As Roth’s life and art became increasingly intertwined, the studio became medium and subject. Behind the Large Tapestry, one sees some of his late work, which, whether standing on the floor as sculpture or hanging on the wall as painting, are composites of paint boxes, brushes, cans, bottles, pictures, scraps of writing, drawings, crayons, pencils, frames, a toy ukulele, drafting tools, rulers, smears and slathers of pigment. They are made of what they are about, with little reference to the world outside the studio. It is difficult to think of another oeuvre centered quite so solipsistically on the materials and processes of its own production. Cellar Duet, for example, is an assemblage of tapes, with music by Roth and his son Björn, together with keyboards, players, recorders, amplifiers, toys, wires, again painted into a messy unity with artists’ materials and whatever odds and ends lay ready to hand. In their clotted heterogeneity, these resemble Robert Rauschenberg’s work of the 1950s, but obviously the impulses differ.
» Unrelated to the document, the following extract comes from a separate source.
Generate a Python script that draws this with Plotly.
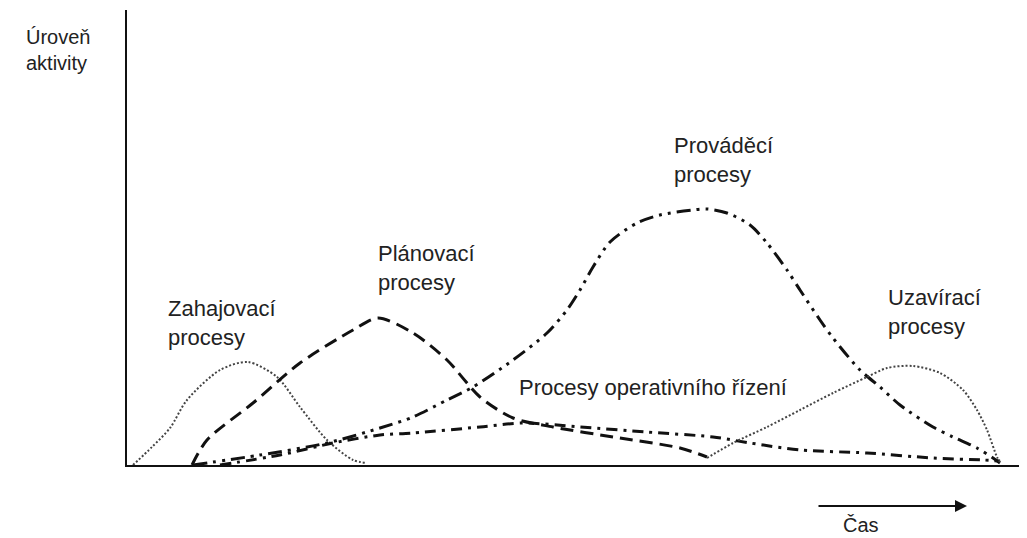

At PS 1 there is an even more startling example of Roth’s transformation of life into art. His studio floor, one of the five large sculptures on display, has been turned on edge and placed against the wall. It becomes, in effect, an immense mural, self-mapping Roth’s working space, the varying density of the drips and splatters documenting where the activity of painting was at its most and least intense. In Solo Scenes–an installation of 131 stacked video monitors–we see the artist at work, asleep, on the john–a fly’s-eye view of Roth padding back and forth, drawing, shaping, going about his life over a period of six months. Another work consists of eight projectors continuously showing slides of houses in Reykjavík, 30,000 in all, each with a different building. Image rapidly succeeds image, the carousels clacking away; and though one could, in a sense, see the whole of Reykjavík if one remained in the room long enough, it would be a curiously empty and even dispiriting experience. The capital is shown without inhabitants, and it is ambiguous as to whether its meaning is that the populace turned its collective back on Roth or Roth simply excluded them from his vision. It is in any case a detached portrait of a city, one building at a time, made by someone who shows no sign of being part of the place–though one of the houses must be where he himself worked and lived, and raised his children with a woman he loved.
PS 1 is also exhibiting what must be Roth’s masterpiece–his Garden Sculpture, on which he worked off and on from 1968 until 1996. It is a kind of folie, which may have begun as a platform, a place to sit outdoors beneath the stars, to which disparate parts were added–ladders, wheels, window panes, lengths of dressed lumber, a whirligig, video monitors, potted plants–in a whole of rickety monumentality. It comes with its own workshop, including power tools and rows of electrical cords, as if Roth had become obsessed by a project whose purpose he had long ago forgotten. It feels like a three-dimensional realization of one of Leonardo’s unfathomable drawings–or an outdoor model cobbled up out of scavenged fragments. Kant speaks of art as implying purposefulness without any specific purpose, and this characterizes Garden Sculpture to perfection. For some reason, Bosch’s title–Garden of Earthly Delights–crossed my mind.